TASK GOAL:
Take every line from the material that has the word "image" in it.

GIVEN MATERIAL:
..........
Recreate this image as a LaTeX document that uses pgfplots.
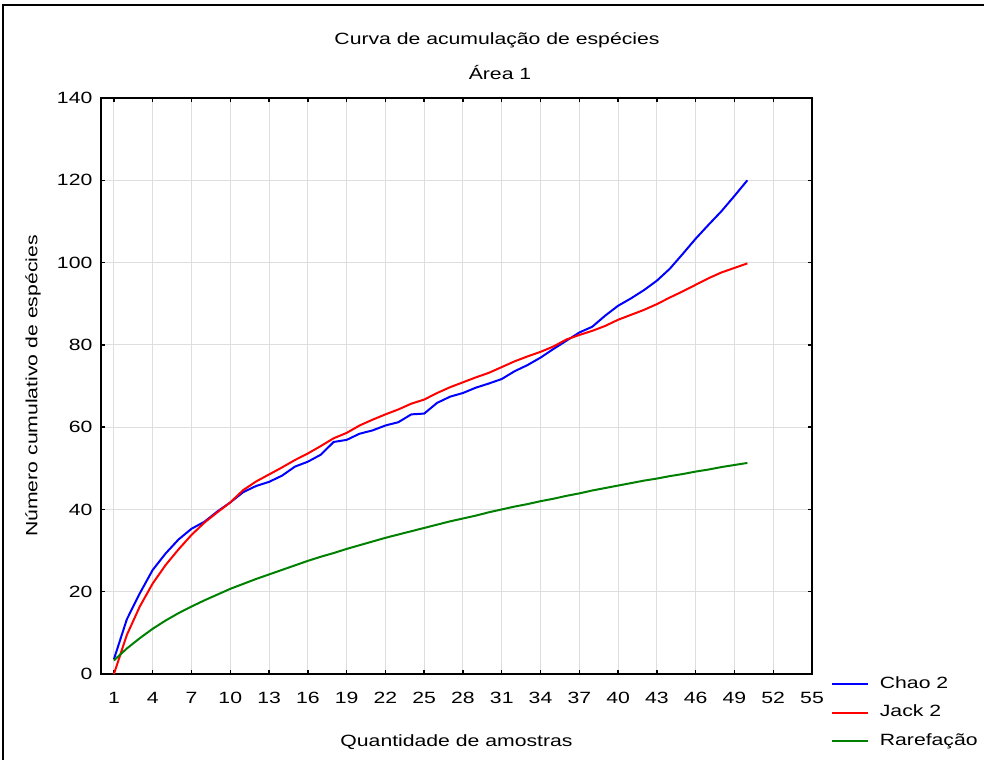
\documentclass[border=0pt]{standalone}
\usepackage{pgfplots}
\pgfplotsset{compat=1.18}
\usepackage{fontspec}
\setmainfont{Liberation Sans}[FakeStretch=1.3]

\definecolor{chaoblue}{RGB}{0,0,255}
\definecolor{jackred}{RGB}{255,0,0}
\definecolor{rarefgreen}{RGB}{0,128,0}
\definecolor{gridgray}{RGB}{222,222,222}

\newcommand{\chartfont}{\fontsize{8.15}{9.8}\selectfont}

\begin{document}
\begin{tikzpicture}[font=\chartfont]
\useasboundingbox (0,0) rectangle (492pt,380pt);
% outer frame (left and top edges)
\draw[line width=1pt] (1.5pt,0) -- (1.5pt,377.5pt) -- (492pt,377.5pt);

\begin{axis}[
  at={(50.5pt,43pt)}, anchor=south west,
  scale only axis, width=355.5pt, height=288pt,
  xmin=0, xmax=55, ymin=0, ymax=140,
  xtick={1,4,...,55},
  ytick={0,20,...,140},
  tick align=inside,
  major tick length=2.2pt,
  tick style={black, line width=0.7pt},
  axis line style={line width=1pt},
  grid=major,
  major grid style={gridgray, line width=0.5pt},
  /pgf/number format/assume math mode=true,
  xticklabel style={yshift=-5.5pt},
  yticklabel style={xshift=-0.8pt},
  legend style={draw=none, fill=none, at={(rel axis cs:1.026,0.0)}, anchor=north west,
    font=\chartfont, inner sep=0pt, row sep=4.3pt, column sep=4.5pt,
    nodes={inner sep=1pt, text depth=0.2em}},
  legend cell align=left,
  legend image code/.code={\draw[#1, line width=1pt] (0pt,0pt) -- (18pt,0pt);},
]
\addplot[chaoblue, line width=1pt] coordinates {
(1,3.6) (2,13.3) (3,19.6) (4,25.3) (5,29.3) (6,32.7) (7,35.3) (8,37.0) (9,39.5) (10,41.7)
(11,44.2) (12,45.7) (13,46.7) (14,48.2) (15,50.4) (16,51.6) (17,53.3) (18,56.4) (19,56.9) (20,58.4)
(21,59.2) (22,60.4) (23,61.2) (24,63.1) (25,63.3) (26,65.9) (27,67.4) (28,68.3) (29,69.6) (30,70.6)
(31,71.7) (32,73.6) (33,75.1) (34,76.9) (35,79.0) (36,81.0) (37,83.0) (38,84.4) (39,87.1) (40,89.5)
(41,91.3) (42,93.3) (43,95.6) (44,98.5) (45,102.1) (46,105.8) (47,109.2) (48,112.5) (49,116.2) (50,120.0)
};
\addlegendentry{Chao 2}
\addplot[jackred, line width=1pt] coordinates {
(1,0.0) (2,9.5) (3,16.4) (4,22.0) (5,26.5) (6,30.3) (7,33.8) (8,36.8) (9,39.3) (10,41.7)
(11,44.7) (12,46.8) (13,48.5) (14,50.2) (15,52.0) (16,53.6) (17,55.4) (18,57.3) (19,58.6) (20,60.4)
(21,61.8) (22,63.1) (23,64.3) (24,65.7) (25,66.7) (26,68.3) (27,69.7) (28,70.9) (29,72.1) (30,73.2)
(31,74.6) (32,76.0) (33,77.2) (34,78.3) (35,79.6) (36,81.3) (37,82.4) (38,83.4) (39,84.6) (40,86.1)
(41,87.3) (42,88.5) (43,89.9) (44,91.5) (45,93.0) (46,94.6) (47,96.2) (48,97.6) (49,98.7) (50,99.8)
};
\addlegendentry{Jack 2}
\addplot[rarefgreen, line width=1pt] coordinates {
(1,3.3) (2,6.2) (3,8.7) (4,11.0) (5,13.0) (6,14.8) (7,16.4) (8,17.9) (9,19.3) (10,20.7)
(11,21.9) (12,23.1) (13,24.2) (14,25.3) (15,26.4) (16,27.5) (17,28.5) (18,29.4) (19,30.4) (20,31.3)
(21,32.2) (22,33.1) (23,33.9) (24,34.7) (25,35.5) (26,36.3) (27,37.1) (28,37.8) (29,38.5) (30,39.3)
(31,40.0) (32,40.7) (33,41.3) (34,42.0) (35,42.6) (36,43.3) (37,43.9) (38,44.6) (39,45.2) (40,45.8)
(41,46.4) (42,47.0) (43,47.5) (44,48.1) (45,48.6) (46,49.2) (47,49.7) (48,50.3) (49,50.8) (50,51.3)
};
\addlegendentry{Rarefação}
\end{axis}

% titles and axis labels
\node at (248.5pt,360pt) {Curva de acumulação de espécies};
\node at (250pt,343.5pt) {Área 1};
\node at (228.25pt,9pt) {Quantidade de amostras};
\node[rotate=90] at (16.5pt,187pt) {Número cumulativo de espécies};
\end{tikzpicture}
\end{document}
..........
COMPLETE ANSWER:
Recreate this image as a LaTeX document that uses pgfplots.
  legend image code/.code={\draw[#1, line width=1pt] (0pt,0pt) -- (18pt,0pt);},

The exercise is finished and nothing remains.